* **TASK STATEMENT**: Every record should be written out exactly, please.

* **DATA FOR THE TASK**:
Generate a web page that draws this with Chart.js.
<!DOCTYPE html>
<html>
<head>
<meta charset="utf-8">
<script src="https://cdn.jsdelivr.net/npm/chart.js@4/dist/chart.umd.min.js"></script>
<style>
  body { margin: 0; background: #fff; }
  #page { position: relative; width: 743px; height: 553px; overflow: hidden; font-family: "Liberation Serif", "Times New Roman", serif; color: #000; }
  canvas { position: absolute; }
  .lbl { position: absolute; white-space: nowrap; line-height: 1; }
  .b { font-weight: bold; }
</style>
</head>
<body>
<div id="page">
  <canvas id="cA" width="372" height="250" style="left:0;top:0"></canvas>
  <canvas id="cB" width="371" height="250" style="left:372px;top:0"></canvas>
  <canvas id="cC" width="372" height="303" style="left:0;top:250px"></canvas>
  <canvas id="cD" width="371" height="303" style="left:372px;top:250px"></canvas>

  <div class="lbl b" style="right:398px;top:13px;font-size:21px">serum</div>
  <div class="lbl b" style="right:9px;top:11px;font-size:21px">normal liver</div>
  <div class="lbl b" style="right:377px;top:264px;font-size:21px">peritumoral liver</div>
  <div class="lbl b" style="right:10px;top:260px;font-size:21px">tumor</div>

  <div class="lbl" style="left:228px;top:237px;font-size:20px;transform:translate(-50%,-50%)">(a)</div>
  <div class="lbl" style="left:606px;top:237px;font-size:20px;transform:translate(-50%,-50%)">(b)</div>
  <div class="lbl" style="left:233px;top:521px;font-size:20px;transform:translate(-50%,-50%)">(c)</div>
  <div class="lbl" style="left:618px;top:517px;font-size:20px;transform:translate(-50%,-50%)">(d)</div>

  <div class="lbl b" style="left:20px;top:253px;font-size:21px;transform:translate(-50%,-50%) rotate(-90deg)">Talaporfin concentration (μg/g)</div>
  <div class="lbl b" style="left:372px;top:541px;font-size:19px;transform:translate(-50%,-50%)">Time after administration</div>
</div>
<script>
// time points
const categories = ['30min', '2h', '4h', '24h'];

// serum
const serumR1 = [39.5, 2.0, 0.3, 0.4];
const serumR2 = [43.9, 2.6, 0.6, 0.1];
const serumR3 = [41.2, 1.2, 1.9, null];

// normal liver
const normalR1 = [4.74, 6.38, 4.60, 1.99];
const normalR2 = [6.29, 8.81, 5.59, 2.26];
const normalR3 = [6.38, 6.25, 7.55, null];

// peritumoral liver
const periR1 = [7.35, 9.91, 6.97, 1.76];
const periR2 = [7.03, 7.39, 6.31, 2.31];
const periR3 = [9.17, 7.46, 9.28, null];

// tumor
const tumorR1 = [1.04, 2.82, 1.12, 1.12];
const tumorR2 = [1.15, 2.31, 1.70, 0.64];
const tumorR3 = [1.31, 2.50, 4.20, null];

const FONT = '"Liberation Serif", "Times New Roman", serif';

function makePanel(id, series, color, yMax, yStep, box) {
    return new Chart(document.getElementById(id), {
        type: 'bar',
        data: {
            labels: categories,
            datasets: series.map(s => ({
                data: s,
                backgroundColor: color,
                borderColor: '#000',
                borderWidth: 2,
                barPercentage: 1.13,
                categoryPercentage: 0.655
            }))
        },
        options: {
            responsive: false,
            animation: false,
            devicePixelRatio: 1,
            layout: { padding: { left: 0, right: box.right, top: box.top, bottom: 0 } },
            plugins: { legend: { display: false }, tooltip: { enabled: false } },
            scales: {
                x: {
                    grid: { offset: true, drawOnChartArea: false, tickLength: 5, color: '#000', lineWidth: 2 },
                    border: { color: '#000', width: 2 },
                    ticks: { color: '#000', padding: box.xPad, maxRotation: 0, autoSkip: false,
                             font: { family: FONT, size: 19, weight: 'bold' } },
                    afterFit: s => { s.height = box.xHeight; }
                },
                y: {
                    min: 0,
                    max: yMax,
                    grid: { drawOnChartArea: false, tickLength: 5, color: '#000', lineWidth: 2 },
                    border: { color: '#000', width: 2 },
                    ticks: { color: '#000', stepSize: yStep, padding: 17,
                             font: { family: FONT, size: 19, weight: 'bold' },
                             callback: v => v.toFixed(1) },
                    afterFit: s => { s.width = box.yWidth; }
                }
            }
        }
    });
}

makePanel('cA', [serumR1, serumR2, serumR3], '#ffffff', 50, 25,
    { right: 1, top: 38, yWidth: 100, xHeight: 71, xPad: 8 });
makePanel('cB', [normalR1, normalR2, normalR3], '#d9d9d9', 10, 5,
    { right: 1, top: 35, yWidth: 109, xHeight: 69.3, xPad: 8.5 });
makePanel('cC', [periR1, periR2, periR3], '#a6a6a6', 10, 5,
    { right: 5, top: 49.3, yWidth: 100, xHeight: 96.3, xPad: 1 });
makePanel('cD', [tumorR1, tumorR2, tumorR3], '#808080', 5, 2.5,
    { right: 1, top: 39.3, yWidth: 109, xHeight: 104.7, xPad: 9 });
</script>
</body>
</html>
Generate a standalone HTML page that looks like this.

* **ANSWER IN FULL**:
Generate a web page that draws this with Chart.js.
<!DOCTYPE html>
<html>
<head>
<meta charset="utf-8">
<script src="https://cdn.jsdelivr.net/npm/chart.js@4/dist/chart.umd.min.js"></script>
<style>
  body { margin: 0; background: #fff; }
  #page { position: relative; width: 743px; height: 553px; overflow: hidden; font-family: "Liberation Serif", "Times New Roman", serif; color: #000; }
  canvas { position: absolute; }
  .lbl { position: absolute; white-space: nowrap; line-height: 1; }
  .b { font-weight: bold; }
</style>
</head>
<body>
<div id="page">
  <canvas id="cA" width="372" height="250" style="left:0;top:0"></canvas>
  <canvas id="cB" width="371" height="250" style="left:372px;top:0"></canvas>
  <canvas id="cC" width="372" height="303" style="left:0;top:250px"></canvas>
  <canvas id="cD" width="371" height="303" style="left:372px;top:250px"></canvas>

  <div class="lbl b" style="right:398px;top:13px;font-size:21px">serum</div>
  <div class="lbl b" style="right:9px;top:11px;font-size:21px">normal liver</div>
  <div class="lbl b" style="right:377px;top:264px;font-size:21px">peritumoral liver</div>
  <div class="lbl b" style="right:10px;top:260px;font-size:21px">tumor</div>

  <div class="lbl" style="left:228px;top:237px;font-size:20px;transform:translate(-50%,-50%)">(a)</div>
  <div class="lbl" style="left:606px;top:237px;font-size:20px;transform:translate(-50%,-50%)">(b)</div>
  <div class="lbl" style="left:233px;top:521px;font-size:20px;transform:translate(-50%,-50%)">(c)</div>
  <div class="lbl" style="left:618px;top:517px;font-size:20px;transform:translate(-50%,-50%)">(d)</div>

  <div class="lbl b" style="left:20px;top:253px;font-size:21px;transform:translate(-50%,-50%) rotate(-90deg)">Talaporfin concentration (μg/g)</div>
  <div class="lbl b" style="left:372px;top:541px;font-size:19px;transform:translate(-50%,-50%)">Time after administration</div>
</div>
<script>
// time points
const categories = ['30min', '2h', '4h', '24h'];

// serum
const serumR1 = [39.5, 2.0, 0.3, 0.4];
const serumR2 = [43.9, 2.6, 0.6, 0.1];
const serumR3 = [41.2, 1.2, 1.9, null];

// normal liver
const normalR1 = [4.74, 6.38, 4.60, 1.99];
const normalR2 = [6.29, 8.81, 5.59, 2.26];
const normalR3 = [6.38, 6.25, 7.55, null];

// peritumoral liver
const periR1 = [7.35, 9.91, 6.97, 1.76];
const periR2 = [7.03, 7.39, 6.31, 2.31];
const periR3 = [9.17, 7.46, 9.28, null];

// tumor
const tumorR1 = [1.04, 2.82, 1.12, 1.12];
const tumorR2 = [1.15, 2.31, 1.70, 0.64];
const tumorR3 = [1.31, 2.50, 4.20, null];

const FONT = '"Liberation Serif", "Times New Roman", serif';

function makePanel(id, series, color, yMax, yStep, box) {
    return new Chart(document.getElementById(id), {
        type: 'bar',
        data: {
            labels: categories,
            datasets: series.map(s => ({
                data: s,
                backgroundColor: color,
                borderColor: '#000',
                borderWidth: 2,
                barPercentage: 1.13,
                categoryPercentage: 0.655
            }))
        },
        options: {
            responsive: false,
            animation: false,
            devicePixelRatio: 1,
            layout: { padding: { left: 0, right: box.right, top: box.top, bottom: 0 } },
            plugins: { legend: { display: false }, tooltip: { enabled: false } },
            scales: {
                x: {
                    grid: { offset: true, drawOnChartArea: false, tickLength: 5, color: '#000', lineWidth: 2 },
                    border: { color: '#000', width: 2 },
                    ticks: { color: '#000', padding: box.xPad, maxRotation: 0, autoSkip: false,
                             font: { family: FONT, size: 19, weight: 'bold' } },
                    afterFit: s => { s.height = box.xHeight; }
                },
                y: {
                    min: 0,
                    max: yMax,
                    grid: { drawOnChartArea: false, tickLength: 5, color: '#000', lineWidth: 2 },
                    border: { color: '#000', width: 2 },
                    ticks: { color: '#000', stepSize: yStep, padding: 17,
                             font: { family: FONT, size: 19, weight: 'bold' },
                             callback: v => v.toFixed(1) },
                    afterFit: s => { s.width = box.yWidth; }
                }
            }
        }
    });
}

makePanel('cA', [serumR1, serumR2, serumR3], '#ffffff', 50, 25,
    { right: 1, top: 38, yWidth: 100, xHeight: 71, xPad: 8 });
makePanel('cB', [normalR1, normalR2, normalR3], '#d9d9d9', 10, 5,
    { right: 1, top: 35, yWidth: 109, xHeight: 69.3, xPad: 8.5 });
makePanel('cC', [periR1, periR2, periR3], '#a6a6a6', 10, 5,
    { right: 5, top: 49.3, yWidth: 100, xHeight: 96.3, xPad: 1 });
makePanel('cD', [tumorR1, tumorR2, tumorR3], '#808080', 5, 2.5,
    { right: 1, top: 39.3, yWidth: 109, xHeight: 104.7, xPad: 9 });
</script>
</body>
</html>
Generate a standalone HTML page that looks like this.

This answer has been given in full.